■ YOUR OBJECTIVE:
Exactly repeat the material, dropping only the pictures.
---------------
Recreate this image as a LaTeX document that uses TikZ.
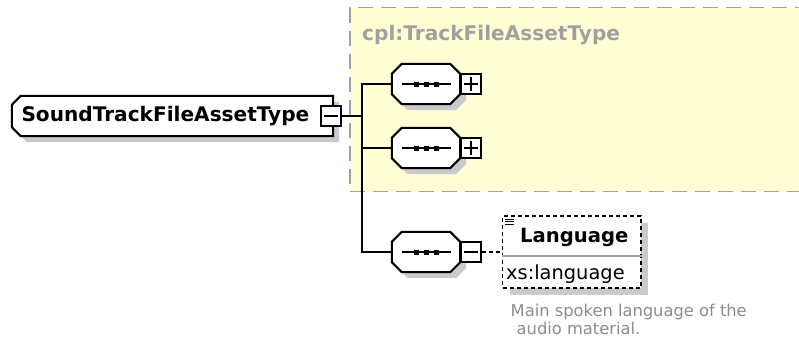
\documentclass[tikz,border=0pt]{standalone}
\usepackage{fontspec}
\setmainfont{DejaVu Sans}
\usetikzlibrary{backgrounds}
\usetikzlibrary{positioning}
\definecolor{groupfill}{HTML}{FFFFD6}
\definecolor{groupline}{HTML}{A0A0A0}
\definecolor{shadowgray}{HTML}{CACACE}
\definecolor{notegray}{HTML}{8C8C8C}
\newcommand{\octpath}[2]{([xshift=#2]#1.north west) -- ([xshift=-#2]#1.north east) -- ([yshift=-#2]#1.north east)
    -- ([yshift=#2]#1.south east) -- ([xshift=-#2]#1.south east) -- ([xshift=#2]#1.south west)
    -- ([yshift=#2]#1.south west) -- ([yshift=-#2]#1.north west) -- cycle}
\newcommand{\typepath}[2]{([xshift=#2]#1.north west) -- (#1.north east) -- (#1.south east)
    -- ([xshift=#2]#1.south west) -- ([yshift=#2]#1.south west) -- ([yshift=-#2]#1.north west) -- cycle}

\begin{document}
\begin{tikzpicture}[x=1pt,y=-1pt,
        boxshadow/.style={preaction={fill=shadowgray,transform canvas={shift={(6pt,-6pt)}}}},
        outline/.style={draw,line width=2pt,fill=white,boxshadow},
        typenode/.style={inner ysep=0pt,inner xsep=9.5pt,minimum height=40pt,text width=302pt,align=left,
            font=\bfseries\fontsize{20.1}{24}\selectfont},
        seqnode/.style={inner sep=0pt,minimum width=68pt,minimum height=40pt},
        expander/.style={draw,line width=1.8pt,fill=white,inner sep=0pt,minimum size=20pt},
        minusbox/.style={expander,path picture={
                \draw[line width=2pt] ([xshift=3pt]path picture bounding box.west) -- ([xshift=-3pt]path picture bounding box.east);
            }},
        plusbox/.style={expander,path picture={
                \draw[line width=2pt] ([xshift=3pt]path picture bounding box.west) -- ([xshift=-3pt]path picture bounding box.east);
                \draw[line width=2pt] ([yshift=-3pt]path picture bounding box.north) -- ([yshift=3pt]path picture bounding box.south);
            }},
        groupbox/.style={draw=groupline,fill=groupfill,line width=1.6pt,dash pattern=on 15pt off 8pt,inner sep=0pt},
        elembox/.style={draw,line width=1.8pt,dash pattern=on 4pt off 3pt,fill=white,inner sep=0pt,
            preaction={fill=shadowgray,transform canvas={shift={(7pt,-7pt)}}},
            path picture={
                \foreach \h in {3,5.5,8}
                    \draw[solid,black,line width=1pt] ([xshift=2.5pt,yshift=-\h pt]path picture bounding box.north west) -- ++(9pt,0pt);
            }},
        wire/.style={line width=2pt}]
        \useasboundingbox (0,0) rectangle (799,343);
        \node[typenode] (main) at (172.5,116) {SoundTrackFileAssetType};
        \node[seqnode] (seqA) at (426,84) {};
        \node[seqnode] (seqB) at (426,148) {};
        \node[seqnode] (seqC) at (426,252) {};
        \begin{pgfonlayer}{background}
            \node[groupbox,minimum width=460pt,minimum height=184pt] (group) at (580,99.5) {};
            \draw[outline] \typepath{main}{9pt};
            \foreach \s in {seqA,seqB,seqC} {
                \draw[outline] \octpath{\s}{10pt};
            }
        \end{pgfonlayer}
        \foreach \s in {seqA,seqB,seqC} {
            \draw[line width=2pt] ([xshift=-24.5pt]\s.center) -- ([xshift=24.5pt]\s.center);
            \foreach \d in {-10,0,10}
                \fill ([xshift=\d pt]\s.center) ++(-2.5pt,-2.5pt) rectangle ++(5pt,5pt);
        }
        \node[anchor=west,inner sep=0pt,text=groupline,font=\bfseries\fontsize{20.1}{24}\selectfont] (groupTitle) at (362,35) {cpl:TrackFileAssetType};
        \node[minusbox] (mainToggle) at (331,116) {};
        \node[plusbox] (seqAToggle) at (471,84) {};
        \node[plusbox] (seqBToggle) at (471,148) {};
        \node[minusbox] (seqCToggle) at (471,252) {};
        \node[elembox,minimum width=138.5pt,minimum height=71.5pt] (lang) at (571.75,252) {};
        \draw[groupline,line width=1.4pt] ([yshift=-40.7pt]lang.north west) -- ([yshift=-40.7pt]lang.north east);
        \node[anchor=base west,inner sep=0pt,font=\bfseries\fontsize{19.6}{24}\selectfont] (langName) at (520,242) {Language};
        \node[anchor=base west,inner sep=0pt,font=\fontsize{19.4}{24}\selectfont] (langType) at (506,279.5) {xs:language};
        \node[anchor=north west,inner sep=0pt,align=left,text=notegray,font=\fontsize{16.3}{18.4}\selectfont] (langNote) at (510.5,304) {Main spoken language of the\\\hspace*{6pt}audio material.};
        \coordinate (fork) at (362,116);
        \draw[wire] (mainToggle.east) -- (fork);
        \draw[wire] (seqA.west) -| (fork) |- (seqC.west);
        \draw[wire] (seqB.west) -- (seqB.west -| fork);
        \draw[wire,dash pattern=on 4pt off 3pt] (seqCToggle.east) -- (lang.west);
\end{tikzpicture}
\end{document}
---------------
■ WRITTEN RESPONSE:
Recreate this image as a LaTeX document that uses TikZ.
\documentclass[tikz,border=0pt]{standalone}
\usepackage{fontspec}
\setmainfont{DejaVu Sans}
\usetikzlibrary{backgrounds}
\usetikzlibrary{positioning}
\definecolor{groupfill}{HTML}{FFFFD6}
\definecolor{groupline}{HTML}{A0A0A0}
\definecolor{shadowgray}{HTML}{CACACE}
\definecolor{notegray}{HTML}{8C8C8C}
\newcommand{\octpath}[2]{([xshift=#2]#1.north west) -- ([xshift=-#2]#1.north east) -- ([yshift=-#2]#1.north east)
    -- ([yshift=#2]#1.south east) -- ([xshift=-#2]#1.south east) -- ([xshift=#2]#1.south west)
    -- ([yshift=#2]#1.south west) -- ([yshift=-#2]#1.north west) -- cycle}
\newcommand{\typepath}[2]{([xshift=#2]#1.north west) -- (#1.north east) -- (#1.south east)
    -- ([xshift=#2]#1.south west) -- ([yshift=#2]#1.south west) -- ([yshift=-#2]#1.north west) -- cycle}

\begin{document}
\begin{tikzpicture}[x=1pt,y=-1pt,
        boxshadow/.style={preaction={fill=shadowgray,transform canvas={shift={(6pt,-6pt)}}}},
        outline/.style={draw,line width=2pt,fill=white,boxshadow},
        typenode/.style={inner ysep=0pt,inner xsep=9.5pt,minimum height=40pt,text width=302pt,align=left,
            font=\bfseries\fontsize{20.1}{24}\selectfont},
        seqnode/.style={inner sep=0pt,minimum width=68pt,minimum height=40pt},
        expander/.style={draw,line width=1.8pt,fill=white,inner sep=0pt,minimum size=20pt},
        minusbox/.style={expander,path picture={
                \draw[line width=2pt] ([xshift=3pt]path picture bounding box.west) -- ([xshift=-3pt]path picture bounding box.east);
            }},
        plusbox/.style={expander,path picture={
                \draw[line width=2pt] ([xshift=3pt]path picture bounding box.west) -- ([xshift=-3pt]path picture bounding box.east);
                \draw[line width=2pt] ([yshift=-3pt]path picture bounding box.north) -- ([yshift=3pt]path picture bounding box.south);
            }},
        groupbox/.style={draw=groupline,fill=groupfill,line width=1.6pt,dash pattern=on 15pt off 8pt,inner sep=0pt},
        elembox/.style={draw,line width=1.8pt,dash pattern=on 4pt off 3pt,fill=white,inner sep=0pt,
            preaction={fill=shadowgray,transform canvas={shift={(7pt,-7pt)}}},
            path picture={
                \foreach \h in {3,5.5,8}
                    \draw[solid,black,line width=1pt] ([xshift=2.5pt,yshift=-\h pt]path picture bounding box.north west) -- ++(9pt,0pt);
            }},
        wire/.style={line width=2pt}]
        \useasboundingbox (0,0) rectangle (799,343);
        \node[typenode] (main) at (172.5,116) {SoundTrackFileAssetType};
        \node[seqnode] (seqA) at (426,84) {};
        \node[seqnode] (seqB) at (426,148) {};
        \node[seqnode] (seqC) at (426,252) {};
        \begin{pgfonlayer}{background}
            \node[groupbox,minimum width=460pt,minimum height=184pt] (group) at (580,99.5) {};
            \draw[outline] \typepath{main}{9pt};
            \foreach \s in {seqA,seqB,seqC} {
                \draw[outline] \octpath{\s}{10pt};
            }
        \end{pgfonlayer}
        \foreach \s in {seqA,seqB,seqC} {
            \draw[line width=2pt] ([xshift=-24.5pt]\s.center) -- ([xshift=24.5pt]\s.center);
            \foreach \d in {-10,0,10}
                \fill ([xshift=\d pt]\s.center) ++(-2.5pt,-2.5pt) rectangle ++(5pt,5pt);
        }
        \node[anchor=west,inner sep=0pt,text=groupline,font=\bfseries\fontsize{20.1}{24}\selectfont] (groupTitle) at (362,35) {cpl:TrackFileAssetType};
        \node[minusbox] (mainToggle) at (331,116) {};
        \node[plusbox] (seqAToggle) at (471,84) {};
        \node[plusbox] (seqBToggle) at (471,148) {};
        \node[minusbox] (seqCToggle) at (471,252) {};
        \node[elembox,minimum width=138.5pt,minimum height=71.5pt] (lang) at (571.75,252) {};
        \draw[groupline,line width=1.4pt] ([yshift=-40.7pt]lang.north west) -- ([yshift=-40.7pt]lang.north east);
        \node[anchor=base west,inner sep=0pt,font=\bfseries\fontsize{19.6}{24}\selectfont] (langName) at (520,242) {Language};
        \node[anchor=base west,inner sep=0pt,font=\fontsize{19.4}{24}\selectfont] (langType) at (506,279.5) {xs:language};
        \node[anchor=north west,inner sep=0pt,align=left,text=notegray,font=\fontsize{16.3}{18.4}\selectfont] (langNote) at (510.5,304) {Main spoken language of the\\\hspace*{6pt}audio material.};
        \coordinate (fork) at (362,116);
        \draw[wire] (mainToggle.east) -- (fork);
        \draw[wire] (seqA.west) -| (fork) |- (seqC.west);
        \draw[wire] (seqB.west) -- (seqB.west -| fork);
        \draw[wire,dash pattern=on 4pt off 3pt] (seqCToggle.east) -- (lang.west);
\end{tikzpicture}
\end{document}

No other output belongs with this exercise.